Finalement, en plus de ces initiatives politiques, on assiste tranquillement à l’émergence de la municipalité en tant qu’acteur en droit international. Cela est significatif compte tenu de l’évolution plus lente et prudente de cette discipline. D’abord, cela se manifeste par l’incorporation au niveau local du « droit à la ville 17 » en tant qu’initiative citoyenne globale. 18 À cet égard, soulignons l’adoption en 2006 par la ville de Montréal de la Charte montréalaise des droits et responsabilités 19, initiée par des mouvements citoyens qui revendiquaient de longue date ce fameux droit à la ville. Or, on dépasse désormais le cadre local avec l’adoption de la Déclaration de Quito dans la foulée d’Habitat III, la Conférence des Nations unies sur le logement et le développement urbain durable. 20 Cette initiative mène à l’adoption de lignes directrices pour la réalisation de droits humains, notamment le droit au logement. Fait important : des recommandations sont émises directement aux paliers locaux, sans passer par l’État.
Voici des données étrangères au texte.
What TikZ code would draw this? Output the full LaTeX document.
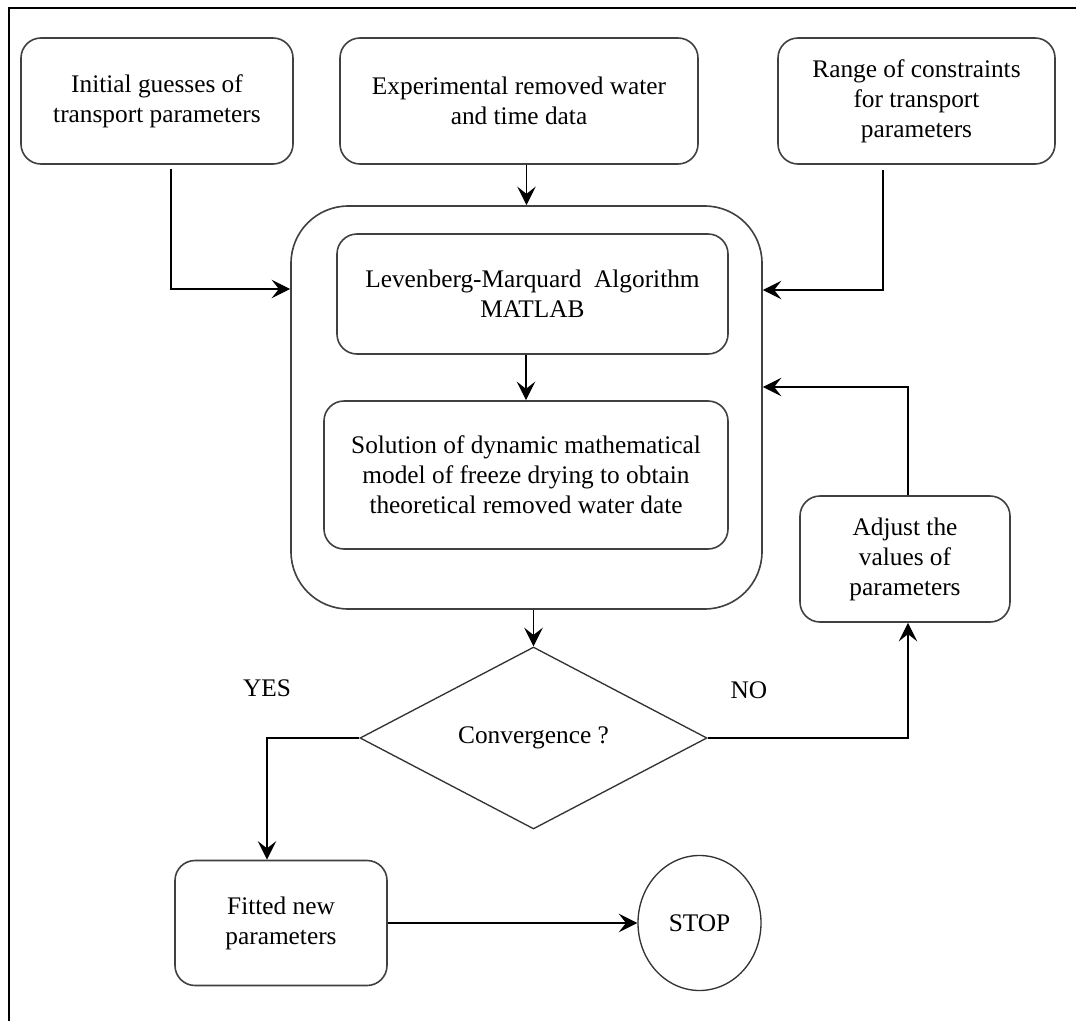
\documentclass[tikz,border=0pt]{standalone}
\usepackage{fontspec}
\setmainfont{Liberation Serif}
\usetikzlibrary{shapes.geometric,arrows.meta,calc}
\begin{document}
\begin{tikzpicture}[x=0.75pt,y=-0.75pt,
  font=\fontsize{19pt}{22.5pt}\selectfont,
  rbox/.style={draw=black!75,line width=1.2pt,rounded corners=15pt,align=center,inner sep=0pt},
  conn/.style={draw=black,line width=0.9pt,-{Stealth[length=14pt,width=14pt,inset=5.5pt]}},
  lbl/.style={inner sep=0pt}]
\useasboundingbox (0,0) rectangle (1076,1021);
\fill[white] (0,0) rectangle (1076,1021);
\draw[line width=1.6pt] (9,1021) -- (9,8) -- (1076,8);

\node[rbox,minimum width=204pt,minimum height=94.5pt] (b1) at (157,101) {Initial guesses of\\transport parameters};
\node[rbox,minimum width=268.5pt,minimum height=94.5pt] (b2) at (519,101) {Experimental removed water\\and time data};
\node[rbox,minimum width=207.75pt,minimum height=94.5pt] (b3) at (916.5,101) {Range of constraints\\for transport\\parameters};

\node[rbox,rounded corners=43pt,minimum width=353.25pt,minimum height=302.25pt] (big) at (526.5,407.5) {};
\node[rbox,minimum width=293.25pt,minimum height=90pt] (lm) at (532.5,294) {Levenberg-Marquard\ \ Algorithm\\MATLAB};
\node[rbox,minimum width=303pt,minimum height=111pt] (sol) at (526,475) {Solution of dynamic mathematical\\model of freeze drying to obtain\\theoretical removed water date};

\node[rbox,minimum width=157.5pt,minimum height=94.5pt] (adj) at (905,559) {Adjust the\\values of\\parameters};

\node[diamond,draw=black!80,line width=1pt,inner sep=0pt,minimum width=260.25pt,minimum height=136.5pt] (dia) at (533.5,738) {Convergence ?};

\node[rbox,minimum width=159pt,minimum height=93.75pt] (fit) at (281,923) {Fitted new\\parameters};
\node[ellipse,draw=black!80,line width=1pt,inner sep=0pt,minimum width=92.25pt,minimum height=101.25pt] (stop) at (699.5,923) {STOP};

\node[lbl] (yes) at (267,688) {YES};
\node[lbl] (no) at (749,690) {NO};

\coordinate (k1) at (171,289);
\coordinate (k3) at (883,290);
\coordinate (k4) at (908,387);
\coordinate (k5) at (267,738);

\draw[conn,shorten <=3pt] (b1.south -| k1) |- (big.west |- k1);
\draw[conn] (b2.south -| big.north) -- (big.north);
\draw[conn,shorten <=4pt] (b3.south -| k3) |- (big.east |- k3);
\draw[conn] (lm.south -| sol.north) -- (sol.north);
\draw[conn] (big.south -| dia.north) -- (dia.north);
\draw[conn] (dia.east) -| (adj.south -| k4);
\draw[conn] (adj.north -| k4) |- (big.east |- k4);
\draw[conn] (dia.west) -| (fit.north -| k5);
\draw[conn] (fit.east) -- (stop.west);
\end{tikzpicture}
\end{document}
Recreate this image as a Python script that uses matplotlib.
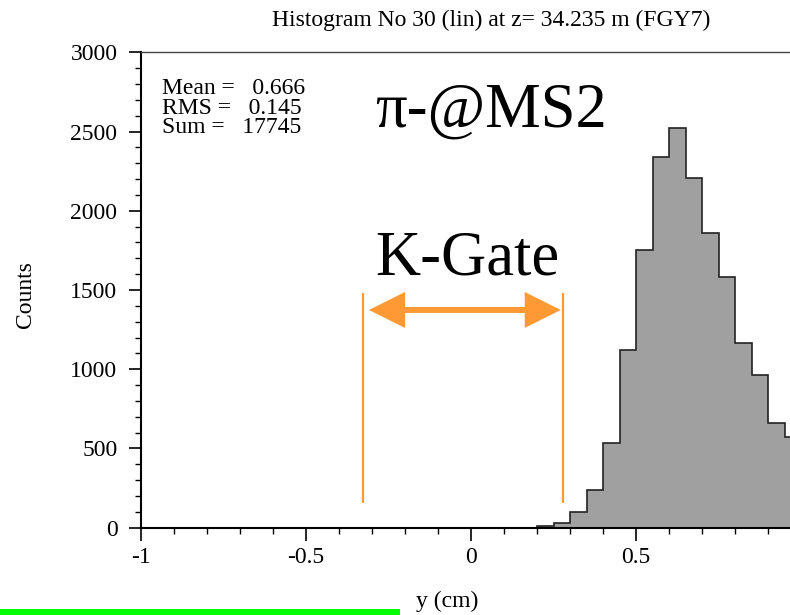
import numpy as np
import matplotlib
matplotlib.use("Agg")
import matplotlib.pyplot as plt
from matplotlib.patches import FancyArrowPatch, Rectangle, ArrowStyle
from matplotlib.ticker import MultipleLocator

plt.rcParams['font.family'] = ['Liberation Serif', 'DejaVu Serif']
plt.rcParams['axes.unicode_minus'] = False

# ---- data ----
bin_start = -1.0
bin_width = 0.05
counts = [0, 0, 0, 0, 0, 0, 0, 0, 0, 0,
          0, 0, 0, 0, 0, 0, 0, 0, 0, 0,
          0, 0, 0, 0, 11, 28, 101, 240, 532, 1120,
          1751, 2337, 2520, 2208, 1857, 1579, 1168, 966, 661, 572]
xticks = [-1, -0.5, 0, 0.5]
xticklabels = ['-1', '-0.5', '0', '0.5']
yticks = [0, 500, 1000, 1500, 2000, 2500, 3000]
yticklabels = ['0', '500', '1000', '1500', '2000', '2500', '3000']
gate_lo, gate_hi = -0.328, 0.278
gate_ylo, gate_yhi = 158, 1480
arrow_x0, arrow_x1, arrow_y = -0.309, 0.272, 1374
stats_lines = ['Mean =   0.666', 'RMS =   0.145', 'Sum =   17745']
title = 'Histogram No 30 (lin) at z= 34.235 m (FGY7)'

edges = bin_start + bin_width * np.arange(len(counts) + 1)

W, H = 790, 615
fig = plt.figure(figsize=(W / 100, H / 100), dpi=100)
ax_l, ax_r, ax_b, ax_t = 141, 801, 527.7, 52.3
ax = fig.add_axes([ax_l / W, (H - ax_b) / H, (ax_r - ax_l) / W, (ax_b - ax_t) / H])

ax.stairs(counts, edges, fill=True, facecolor='#a0a0a0', edgecolor='none', baseline=0)
ax.stairs(counts, edges, fill=False, color='#222222', linewidth=1.2, baseline=0)

ax.set_xlim(-1, 1)
ax.set_ylim(0, 3000)
ax.set_xticks(xticks)
ax.set_xticklabels(xticklabels)
ax.set_yticks(yticks)
ax.set_yticklabels(yticklabels)
ax.xaxis.set_minor_locator(MultipleLocator(0.1))
ax.yaxis.set_minor_locator(MultipleLocator(100))
ax.tick_params(axis='both', which='major', direction='out', length=9, width=1.2,
               labelsize=17, colors='black')
ax.tick_params(axis='x', which='major', pad=5)
ax.tick_params(axis='y', which='major', pad=8)
ax.tick_params(axis='both', which='minor', direction='out', length=4.5, width=1.0)
ax.tick_params(top=False, right=False, which='both')
for s in ['left', 'bottom']:
    ax.spines[s].set_linewidth(1.5)
    ax.spines[s].set_color('black')
ax.spines['top'].set_linewidth(1.0)
ax.spines['top'].set_color('#444444')
ax.spines['right'].set_visible(False)

# gate lines
orange = '#ff9933'
ax.vlines([gate_lo, gate_hi], gate_ylo, gate_yhi, colors=orange, linewidth=1.6)
arr = FancyArrowPatch((arrow_x0, arrow_y), (arrow_x1, arrow_y),
                      arrowstyle=ArrowStyle('<|-|>', head_length=19, head_width=9.5),
                      mutation_scale=1, color=orange, linewidth=4.3,
                      shrinkA=0, shrinkB=0, joinstyle='miter', capstyle='butt')
ax.add_patch(arr)

# big labels
ax.text(-0.29, 2530, 'π-@MS2', fontsize=45, ha='left', va='baseline')
ax.text(-0.29, 1600, 'K-Gate', fontsize=45, ha='left', va='baseline')

# stats
ax.text(0.032, 1 - (108 - ax_t) / (ax_b - ax_t), '\n'.join(stats_lines), transform=ax.transAxes,
        fontsize=17, ha='left', va='center', linespacing=0.9)

fig.text(491 / W, 1 - 20 / H, title, fontsize=17, ha='center', va='center')
fig.text(25 / W, 1 - 295 / H, 'Counts', fontsize=17, rotation=90, ha='center', va='center')
fig.text(447 / W, 1 - 601 / H, 'y (cm)', fontsize=17, ha='center', va='center')

fig.add_artist(Rectangle((0, 0), 400 / W, 6.5 / H, transform=fig.transFigure,
                         facecolor='#00ff00', edgecolor='none'))

fig.savefig('out.png', dpi=100)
De plus, le texte incorpore formellement la notion de « droit à la ville 21 ». Cela témoigne de la volonté grandissante des municipalités, qui se réclament de la mouvance des « villes des droits humains », d’agir, souvent de manière plus conséquente que les États, pour assurer la mise en œuvre efficace des droits de la personne.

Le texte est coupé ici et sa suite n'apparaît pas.